A Solidão ao Redor
Atualmente tenho tido uma relação bastante curiosa com meus vizinhos. O primeiro é um senhor que aparenta ter seus 60 anos, desconheço tudo a seu respeito, nem mesmo o reconheceria se o visse na rua. É que de segunda a sexta, logo após às 17:30, subo para a rede que fica no terraço de casa afim de ouvir um bom programa esportivo no rádio, ele começa às 18h, mas gosto de ficar observando o céu após o sol partir, considero a penumbra deste horário a coisa mais linda, dentre várias nesta vida. A forma com que o céu vai se apagando com o fim do pôr do sol é sem dúvidas uma bela visão.
Bom, neste cenário, entra meu vizinho. A algum tempo percebi que ele sempre está lá na frente de sua casa, sentado, olhando o nada a sua volta. Não vejo bem seu rosto, pois a claridade do horário não me permite grandes detalhes, nem ao menos sei se ele está a me olhar enquanto balaço na rede, mas de certo ele sempre está lá, sentado. Às vezes, tem roupas aqui no varal de casa, e não sei bem o que me leva a fazer isso, mas afasto as roupas para que daqui eu passa vê-lo e de lá ele também possa me ver.
Nunca cruzamos na rua. Eu nem mesmo ouvi sua voz. Sei que ele aparece em frente a porta sempre que uns moleques fazem barulho no seu portão. Ele olha e volta pra dentro. Ontem, percebi algo novo... Uma moça, talvez sua filha, chega às 19h do trabalho, ele parece gostar de estar lá para abrir-lhe o portão e recebê-la em casa. Tanto que, após ela chegar, ele entra novamente. Seria um pai preocupado com sua filha? Não sei, até agora é tudo muito especulativo pra mim.
Quando eu chego no terraço, ele ainda não está na frente de sua casa. Dou por mim e ele aparece, sentado, quase nunca o vejo chegando. Não tenho amigos nesta rua, nunca fui disso, mas este senhor é a única pessoa por aqui com a qual tenho algum “contato”, é como se falássemos a distância, sabe? Não olhamos nos olhos um do outro, não trocamos palavras, não gesticulamos coisas. Mas quando em meu relógio aponta 17:30, sei que irei vê-lo, e, quando ele se levanta, após sua filha chegar, entrando lentamente para dentro de sua casa, eu sei, a conversa terminou.
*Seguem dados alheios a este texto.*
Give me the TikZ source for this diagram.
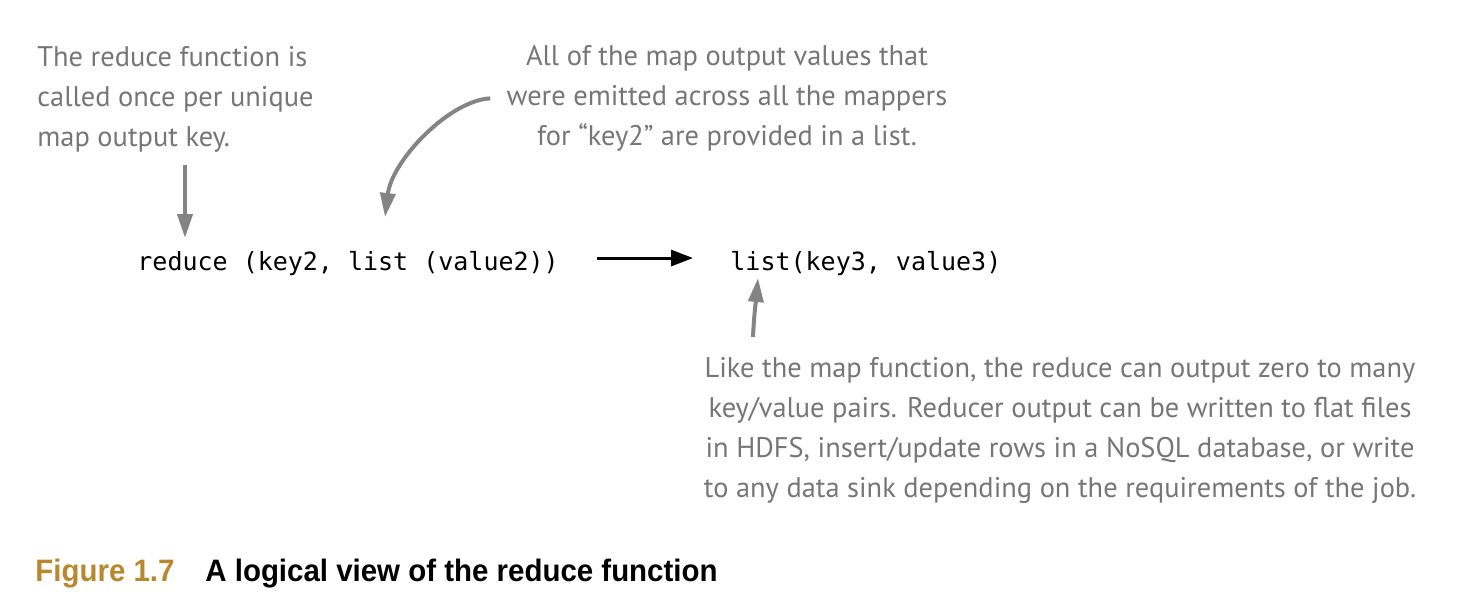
\documentclass[tikz,border=0pt]{standalone}
\usepackage{fontspec}
\setmainfont{PT Sans}
\setmonofont{DejaVu Sans Mono}
\newfontfamily\captionfont[FakeStretch=0.95]{Liberation Sans}
\usetikzlibrary{arrows.meta}

\definecolor{notegray}{RGB}{118,118,118}
\definecolor{arrowgray}{RGB}{132,132,132}
\definecolor{figgold}{RGB}{185,135,45}

\tikzset{
  note/.style={inner sep=0pt, text=notegray, font=\fontsize{14.2}{20}\selectfont},
  code/.style={inner sep=0pt, font=\ttfamily\fontsize{12.5}{15}\selectfont},
  note arrow/.style={draw=arrowgray, line width=2pt, -{Triangle[length=12pt,width=7.5pt]}},
  flow arrow/.style={draw=black, line width=1.5pt, -{Triangle[length=11pt,width=8pt]}}
}

\begin{document}
\begin{tikzpicture}[x=0.5pt,y=0.5pt,yscale=-1,xscale=1]
\useasboundingbox (0,0) rectangle (1458,616);

% Code Nodes
\draw (137,270) node (reduceCall) [code, anchor=base west] {reduce (key2, list (value2))};
\draw (730,270) node (outputList) [code, anchor=base west] {list(key3, value3)};

% Text Node
\draw (37,46) node (keyNote) [note, anchor=north west, align=left] {The reduce function is\\called once per unique\\map output key.};
% Text Node
\draw (727,45) node (valuesNote) [note, anchor=north, align=center] {All of the map output values that\\were emitted across all the mappers\\for “key2” are provided in a list.};
% Text Node
\draw (1060,357) node (outputNote) [note, anchor=north, align=center] {Like the map function, the reduce can output zero to many\\key/value pairs. Reducer output can be written to flat files\\in HDFS, insert/update rows in a NoSQL database, or write\\to any data sink depending on the requirements of the job.};

% Arrow ends
\coordinate (keyTip) at (185,238);
\coordinate (valuesTip) at (385,217);
\coordinate (outputTip) at (758,278);
\coordinate (outputFoot) at (753,337);

%Straight Lines
\draw [note arrow] ([yshift=6pt]keyNote.south -| keyTip) -- (keyTip);
%Curve Lines
\draw [note arrow] ([xshift=-8pt]valuesNote.west) .. controls (450,100) and (392,160) .. (valuesTip);
%Curve Lines
\draw [note arrow] (outputFoot) .. controls (754,315) and (756,300) .. (outputTip);
%Straight Lines
\draw [flow arrow] ([xshift=19pt,yshift=-2.5pt]reduceCall.east) -- ([xshift=-18.5pt,yshift=-2.5pt]outputList.west);

% Caption
\draw (35,581) node (figLabel) [inner sep=0pt, anchor=base west, text=figgold, font=\captionfont\bfseries\fontsize{15.5}{18}\selectfont] {Figure 1.7};
\draw (205,581) node (figTitle) [inner sep=0pt, anchor=base west, font=\captionfont\bfseries\fontsize{15.5}{18}\selectfont] {A logical view of the reduce function};

\end{tikzpicture}
\end{document}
Logo ao lado deste senhor, tem um outro vizinho. Mora numa pequena casinha, aparentemente com sua esposa e sua filha. Este já passou diversas vezes por mim, sempre me faz um sinal com a cabeça, eu retribuo e assim ficamos bem resolvidos. Ele está corriqueiramente de cabeça baixa, porém me olha sempre nos olhos como quem esperasse algo, como quem dissesse oi sem ter dito nada. Uma coisa nele me chama atenção: ele passa o dia todo saindo para fora de casa, parece estar sempre alerta, aparece na porta, dá uma olhada e entra, é o dia inteiro assim... Mas a verdade é que sinto que sua casa é pequena demais para tantos membros (apenas três, pelo que eu saiba). E digo isso porque não é só ele, sua esposa também faz assim, nos primeiros dias achei que estavam preocupados com os moleques bagunceiros, contudo isso se estende até hoje. Esse vizinho me vê de sua casa, sei que ele me olha fixamente então também o encaro daqui.
Logo ao lado de minha casa, um terceiro vizinho constrói o próximo andar da sua... Ele faz isso praticamente sozinho, tem um parceiro, mas este, chega sempre tarde, e não é todo dia que aparece. Este terceiro vizinho, talvez por trabalhar só, ele faz tudo bem lentamente, não sei se por preguiça, desânimo, por não ter pressa de acabar, mas ele, em alguns momentos, para o que está fazendo e se senta no chão olhando o nada. Esses dias ele estava assim, mas em pé, olhando o horizonte, bem na hora que costumo subir ao terraço – é lindo observar alguém que não observa nada além dos seus próprios pensamentos. O senhor chegou e sentou-se, o segundo vizinho apareceu na porta, logo estávamos todos ali.
Passamos um tempo juntos, unidos pelo mesmo sentimento, o sentimento que nos fazia estar ali, embora nada mais que isso nos ligassem uns aos outros, além de uma mesma rua, claro. Depois de um tempo, fomos saindo, um após o outros. Voltando às nossas vidas puramente normais. Restou apenas o silêncio existencial que independe dos olhos e ouvidos humanos, pois tem coisas que são assim, estão lá, para serem sentidas.